[start of LISTED ENTRIES]

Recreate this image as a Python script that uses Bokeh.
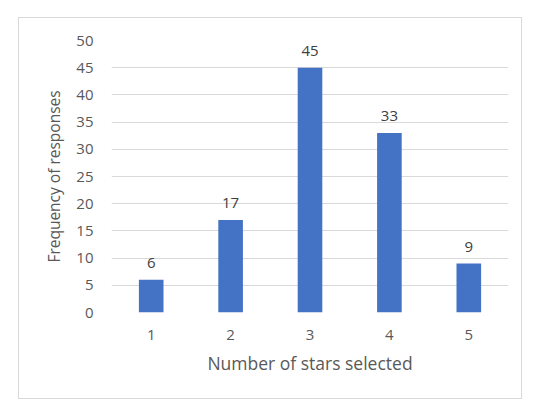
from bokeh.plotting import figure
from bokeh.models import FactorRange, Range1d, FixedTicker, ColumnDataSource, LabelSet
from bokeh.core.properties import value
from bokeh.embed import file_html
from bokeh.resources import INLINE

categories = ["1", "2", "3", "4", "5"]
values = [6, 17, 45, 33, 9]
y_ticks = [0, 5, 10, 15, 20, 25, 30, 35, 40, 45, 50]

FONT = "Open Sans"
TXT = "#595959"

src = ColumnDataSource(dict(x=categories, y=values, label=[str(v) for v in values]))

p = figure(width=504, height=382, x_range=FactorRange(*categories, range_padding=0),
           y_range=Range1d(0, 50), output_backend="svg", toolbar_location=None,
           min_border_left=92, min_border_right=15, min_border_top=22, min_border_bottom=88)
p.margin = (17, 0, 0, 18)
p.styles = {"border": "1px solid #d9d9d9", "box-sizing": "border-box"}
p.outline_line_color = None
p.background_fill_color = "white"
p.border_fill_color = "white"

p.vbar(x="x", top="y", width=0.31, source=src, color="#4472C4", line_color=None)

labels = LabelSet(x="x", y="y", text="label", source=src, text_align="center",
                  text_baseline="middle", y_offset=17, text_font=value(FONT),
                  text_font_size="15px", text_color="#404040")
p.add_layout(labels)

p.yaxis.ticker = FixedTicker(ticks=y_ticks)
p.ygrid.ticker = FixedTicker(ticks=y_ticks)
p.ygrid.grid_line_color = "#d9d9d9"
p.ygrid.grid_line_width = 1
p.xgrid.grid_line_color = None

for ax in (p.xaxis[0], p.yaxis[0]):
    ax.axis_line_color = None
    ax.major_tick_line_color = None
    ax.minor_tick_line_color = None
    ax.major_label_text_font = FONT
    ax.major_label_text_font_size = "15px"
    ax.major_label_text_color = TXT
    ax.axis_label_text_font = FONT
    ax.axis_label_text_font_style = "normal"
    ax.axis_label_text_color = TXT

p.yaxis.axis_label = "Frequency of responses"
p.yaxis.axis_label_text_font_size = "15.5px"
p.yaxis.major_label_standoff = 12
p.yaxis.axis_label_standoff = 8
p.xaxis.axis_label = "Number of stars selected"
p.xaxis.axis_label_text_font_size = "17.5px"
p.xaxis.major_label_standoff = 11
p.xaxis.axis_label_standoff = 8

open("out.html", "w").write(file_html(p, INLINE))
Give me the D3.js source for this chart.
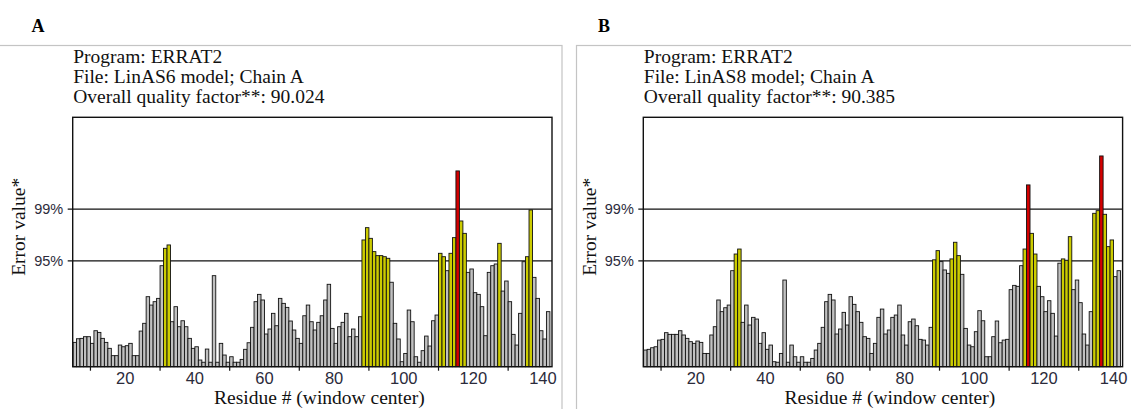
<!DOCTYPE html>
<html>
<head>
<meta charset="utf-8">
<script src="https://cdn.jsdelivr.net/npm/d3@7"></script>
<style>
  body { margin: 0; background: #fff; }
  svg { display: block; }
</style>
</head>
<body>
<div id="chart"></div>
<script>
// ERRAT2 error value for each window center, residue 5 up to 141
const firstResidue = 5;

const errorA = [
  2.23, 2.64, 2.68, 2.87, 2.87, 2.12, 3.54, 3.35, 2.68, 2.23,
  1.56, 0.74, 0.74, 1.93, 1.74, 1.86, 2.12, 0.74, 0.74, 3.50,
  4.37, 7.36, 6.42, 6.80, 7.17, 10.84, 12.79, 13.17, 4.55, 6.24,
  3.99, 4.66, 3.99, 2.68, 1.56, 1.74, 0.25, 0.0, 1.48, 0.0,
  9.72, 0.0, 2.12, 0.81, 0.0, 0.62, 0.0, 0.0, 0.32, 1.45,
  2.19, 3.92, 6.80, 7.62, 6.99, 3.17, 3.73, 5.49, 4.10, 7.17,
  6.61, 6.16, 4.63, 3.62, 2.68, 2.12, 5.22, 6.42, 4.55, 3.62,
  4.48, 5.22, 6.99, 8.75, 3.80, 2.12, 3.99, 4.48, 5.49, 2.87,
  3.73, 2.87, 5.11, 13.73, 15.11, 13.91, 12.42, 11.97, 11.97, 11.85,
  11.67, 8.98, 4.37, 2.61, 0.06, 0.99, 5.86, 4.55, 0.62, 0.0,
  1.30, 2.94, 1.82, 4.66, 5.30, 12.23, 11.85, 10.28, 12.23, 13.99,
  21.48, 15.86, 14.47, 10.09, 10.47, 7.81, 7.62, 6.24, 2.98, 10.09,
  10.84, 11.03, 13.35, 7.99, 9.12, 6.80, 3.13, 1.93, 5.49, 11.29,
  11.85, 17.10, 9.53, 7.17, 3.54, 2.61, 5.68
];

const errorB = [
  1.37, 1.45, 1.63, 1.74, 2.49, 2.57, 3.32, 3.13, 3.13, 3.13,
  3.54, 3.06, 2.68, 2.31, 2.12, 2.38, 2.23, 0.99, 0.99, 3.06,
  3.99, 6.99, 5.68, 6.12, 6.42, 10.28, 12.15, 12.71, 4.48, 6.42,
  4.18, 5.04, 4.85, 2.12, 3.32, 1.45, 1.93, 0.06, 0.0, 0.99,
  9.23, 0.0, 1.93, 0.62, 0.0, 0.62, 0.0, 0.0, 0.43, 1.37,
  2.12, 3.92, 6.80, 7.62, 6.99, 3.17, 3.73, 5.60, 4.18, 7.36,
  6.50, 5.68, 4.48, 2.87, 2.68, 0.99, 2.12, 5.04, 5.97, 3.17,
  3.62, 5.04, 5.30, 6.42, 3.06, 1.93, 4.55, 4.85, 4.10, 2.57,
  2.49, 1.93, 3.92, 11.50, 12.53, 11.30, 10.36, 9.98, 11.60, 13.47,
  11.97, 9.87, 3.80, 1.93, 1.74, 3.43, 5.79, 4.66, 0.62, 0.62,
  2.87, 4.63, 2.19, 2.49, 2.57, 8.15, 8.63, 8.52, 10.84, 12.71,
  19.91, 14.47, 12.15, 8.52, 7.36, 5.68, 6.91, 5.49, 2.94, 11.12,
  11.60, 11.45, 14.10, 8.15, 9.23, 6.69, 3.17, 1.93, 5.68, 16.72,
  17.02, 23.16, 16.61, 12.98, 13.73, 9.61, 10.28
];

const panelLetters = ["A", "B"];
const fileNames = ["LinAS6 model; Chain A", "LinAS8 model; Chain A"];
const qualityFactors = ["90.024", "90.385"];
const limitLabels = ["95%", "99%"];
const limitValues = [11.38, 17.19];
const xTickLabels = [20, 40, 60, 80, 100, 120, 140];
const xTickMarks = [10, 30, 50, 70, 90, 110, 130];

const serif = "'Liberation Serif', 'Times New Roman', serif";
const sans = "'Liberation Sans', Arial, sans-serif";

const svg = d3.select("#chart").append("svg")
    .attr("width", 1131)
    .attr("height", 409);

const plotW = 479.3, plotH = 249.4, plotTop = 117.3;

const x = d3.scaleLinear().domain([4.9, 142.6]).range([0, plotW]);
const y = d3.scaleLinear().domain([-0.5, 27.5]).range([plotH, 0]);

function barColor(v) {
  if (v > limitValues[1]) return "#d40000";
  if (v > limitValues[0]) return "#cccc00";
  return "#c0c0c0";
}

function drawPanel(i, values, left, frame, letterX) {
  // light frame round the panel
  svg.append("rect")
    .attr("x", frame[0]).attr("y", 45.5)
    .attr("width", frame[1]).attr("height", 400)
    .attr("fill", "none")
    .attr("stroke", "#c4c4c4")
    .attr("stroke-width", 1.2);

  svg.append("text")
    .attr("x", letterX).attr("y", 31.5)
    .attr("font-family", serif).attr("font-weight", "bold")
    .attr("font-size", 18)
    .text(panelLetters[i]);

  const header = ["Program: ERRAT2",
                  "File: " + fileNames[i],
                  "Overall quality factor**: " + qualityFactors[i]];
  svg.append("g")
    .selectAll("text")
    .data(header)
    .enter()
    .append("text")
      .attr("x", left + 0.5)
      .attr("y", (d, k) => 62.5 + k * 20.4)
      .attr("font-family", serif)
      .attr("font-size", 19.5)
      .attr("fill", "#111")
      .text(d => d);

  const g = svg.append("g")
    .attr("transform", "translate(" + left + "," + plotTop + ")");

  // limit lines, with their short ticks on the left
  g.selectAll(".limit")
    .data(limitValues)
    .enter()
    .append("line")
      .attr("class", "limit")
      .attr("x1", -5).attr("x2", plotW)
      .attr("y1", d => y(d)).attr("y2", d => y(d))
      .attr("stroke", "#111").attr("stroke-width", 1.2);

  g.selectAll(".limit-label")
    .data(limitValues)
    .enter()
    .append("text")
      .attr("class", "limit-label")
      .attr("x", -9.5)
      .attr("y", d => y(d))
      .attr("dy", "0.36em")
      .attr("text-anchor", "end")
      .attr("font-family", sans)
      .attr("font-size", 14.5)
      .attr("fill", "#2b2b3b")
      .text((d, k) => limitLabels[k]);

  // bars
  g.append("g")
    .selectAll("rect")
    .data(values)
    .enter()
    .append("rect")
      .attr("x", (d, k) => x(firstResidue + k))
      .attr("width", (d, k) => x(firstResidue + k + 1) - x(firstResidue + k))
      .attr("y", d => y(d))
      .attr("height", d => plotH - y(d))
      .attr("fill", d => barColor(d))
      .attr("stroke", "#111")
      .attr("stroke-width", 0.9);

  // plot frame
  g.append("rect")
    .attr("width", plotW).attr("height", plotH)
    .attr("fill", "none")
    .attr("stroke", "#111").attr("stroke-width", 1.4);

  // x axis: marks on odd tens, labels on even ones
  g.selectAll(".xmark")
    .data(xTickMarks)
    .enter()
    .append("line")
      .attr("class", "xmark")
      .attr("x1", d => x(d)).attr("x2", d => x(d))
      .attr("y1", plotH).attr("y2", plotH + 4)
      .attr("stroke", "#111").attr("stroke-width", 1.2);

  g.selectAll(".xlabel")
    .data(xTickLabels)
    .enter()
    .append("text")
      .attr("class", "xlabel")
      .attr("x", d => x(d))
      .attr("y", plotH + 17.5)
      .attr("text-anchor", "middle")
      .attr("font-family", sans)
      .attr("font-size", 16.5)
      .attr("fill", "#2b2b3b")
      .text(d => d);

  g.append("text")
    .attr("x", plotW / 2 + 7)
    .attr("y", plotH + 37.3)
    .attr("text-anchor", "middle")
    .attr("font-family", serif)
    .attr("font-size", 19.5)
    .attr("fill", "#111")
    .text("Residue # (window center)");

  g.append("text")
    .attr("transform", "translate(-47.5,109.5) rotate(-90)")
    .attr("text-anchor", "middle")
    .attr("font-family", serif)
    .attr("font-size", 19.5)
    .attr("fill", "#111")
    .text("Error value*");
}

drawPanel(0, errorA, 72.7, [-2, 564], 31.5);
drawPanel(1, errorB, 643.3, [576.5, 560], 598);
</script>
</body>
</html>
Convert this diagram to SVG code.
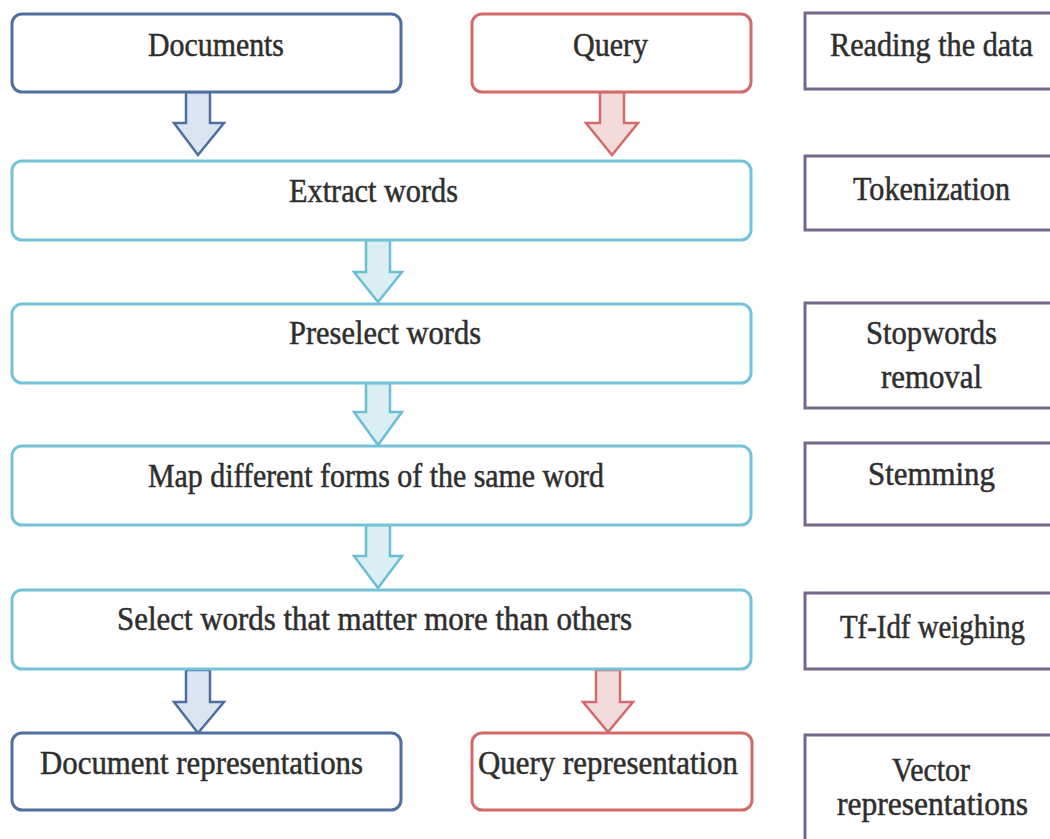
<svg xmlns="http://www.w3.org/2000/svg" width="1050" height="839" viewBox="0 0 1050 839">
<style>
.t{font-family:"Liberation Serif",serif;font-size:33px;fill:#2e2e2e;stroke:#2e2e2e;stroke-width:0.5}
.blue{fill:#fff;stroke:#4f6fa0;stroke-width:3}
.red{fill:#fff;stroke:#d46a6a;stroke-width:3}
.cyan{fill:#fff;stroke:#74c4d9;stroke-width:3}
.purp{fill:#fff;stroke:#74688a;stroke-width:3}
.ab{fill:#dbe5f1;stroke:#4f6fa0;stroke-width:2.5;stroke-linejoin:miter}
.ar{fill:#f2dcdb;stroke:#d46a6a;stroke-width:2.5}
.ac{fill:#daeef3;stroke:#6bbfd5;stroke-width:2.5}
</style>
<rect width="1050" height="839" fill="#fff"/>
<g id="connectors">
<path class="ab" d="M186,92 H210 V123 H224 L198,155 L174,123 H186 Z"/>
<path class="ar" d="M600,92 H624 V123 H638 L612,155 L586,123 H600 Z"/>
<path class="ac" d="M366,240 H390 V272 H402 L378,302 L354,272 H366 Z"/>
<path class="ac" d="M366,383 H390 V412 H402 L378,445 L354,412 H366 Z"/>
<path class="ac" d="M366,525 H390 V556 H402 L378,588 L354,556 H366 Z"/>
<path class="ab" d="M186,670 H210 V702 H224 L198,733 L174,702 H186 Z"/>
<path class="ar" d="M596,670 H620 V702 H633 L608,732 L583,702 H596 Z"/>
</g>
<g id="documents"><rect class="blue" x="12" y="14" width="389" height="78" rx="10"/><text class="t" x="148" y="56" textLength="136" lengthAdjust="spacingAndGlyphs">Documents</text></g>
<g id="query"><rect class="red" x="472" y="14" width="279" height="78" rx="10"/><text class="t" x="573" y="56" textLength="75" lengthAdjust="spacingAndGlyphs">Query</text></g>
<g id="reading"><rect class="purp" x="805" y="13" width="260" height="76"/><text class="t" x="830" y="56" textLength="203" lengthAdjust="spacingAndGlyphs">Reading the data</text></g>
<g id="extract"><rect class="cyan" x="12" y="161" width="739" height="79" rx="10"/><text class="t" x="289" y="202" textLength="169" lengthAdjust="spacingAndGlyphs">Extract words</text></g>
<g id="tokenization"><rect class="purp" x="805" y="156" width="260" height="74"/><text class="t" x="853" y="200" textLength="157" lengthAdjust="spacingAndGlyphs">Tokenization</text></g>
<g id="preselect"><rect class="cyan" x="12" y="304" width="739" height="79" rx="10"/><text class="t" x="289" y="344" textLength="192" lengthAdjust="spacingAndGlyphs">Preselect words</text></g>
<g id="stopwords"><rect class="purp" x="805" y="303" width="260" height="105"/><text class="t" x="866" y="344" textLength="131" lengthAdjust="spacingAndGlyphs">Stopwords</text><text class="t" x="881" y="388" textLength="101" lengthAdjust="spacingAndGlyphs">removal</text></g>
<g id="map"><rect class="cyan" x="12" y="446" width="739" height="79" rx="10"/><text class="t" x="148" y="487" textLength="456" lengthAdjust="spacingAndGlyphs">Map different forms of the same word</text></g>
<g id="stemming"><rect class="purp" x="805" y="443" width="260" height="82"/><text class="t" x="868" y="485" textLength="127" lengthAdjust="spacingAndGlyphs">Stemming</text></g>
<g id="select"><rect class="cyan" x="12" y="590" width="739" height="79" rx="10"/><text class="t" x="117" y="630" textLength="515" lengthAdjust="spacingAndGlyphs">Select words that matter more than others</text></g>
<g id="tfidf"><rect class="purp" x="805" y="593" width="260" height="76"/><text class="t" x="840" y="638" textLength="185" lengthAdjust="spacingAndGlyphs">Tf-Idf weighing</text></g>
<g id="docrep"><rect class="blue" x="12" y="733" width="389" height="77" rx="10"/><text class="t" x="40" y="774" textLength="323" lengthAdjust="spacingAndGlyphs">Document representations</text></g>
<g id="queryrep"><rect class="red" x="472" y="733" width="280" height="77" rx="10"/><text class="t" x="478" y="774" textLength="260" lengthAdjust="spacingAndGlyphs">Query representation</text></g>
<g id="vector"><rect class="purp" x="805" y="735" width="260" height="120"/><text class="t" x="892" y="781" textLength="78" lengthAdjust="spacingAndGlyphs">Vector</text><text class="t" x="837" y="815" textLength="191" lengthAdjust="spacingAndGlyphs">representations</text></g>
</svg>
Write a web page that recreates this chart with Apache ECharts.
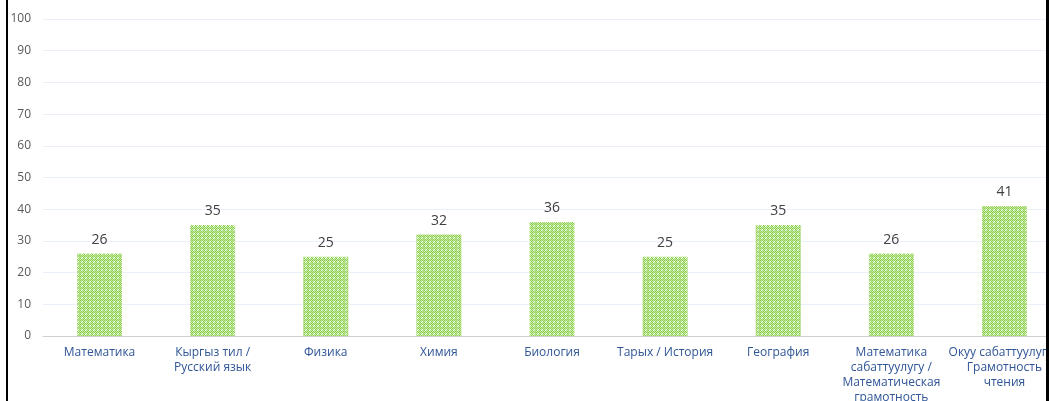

[end of LISTED ENTRIES]

WORK REQUIRED —
Write out, exactly and with nothing added, everything from the line with "Give me the D3.js source for this chart." down to the line with "const firstResidue = 5;", both included. Drop any pictures.

FINISHED TASK —
Give me the D3.js source for this chart.
<!DOCTYPE html>
<html>
<head>
<meta charset="utf-8">
<script src="https://cdn.jsdelivr.net/npm/d3@7"></script>
<style>
  body { margin: 0; background: #fff; }
  svg { display: block; }
</style>
</head>
<body>
<div id="chart"></div>
<script>
// ERRAT2 error value for each window center, residue 5 up to 141
const firstResidue = 5;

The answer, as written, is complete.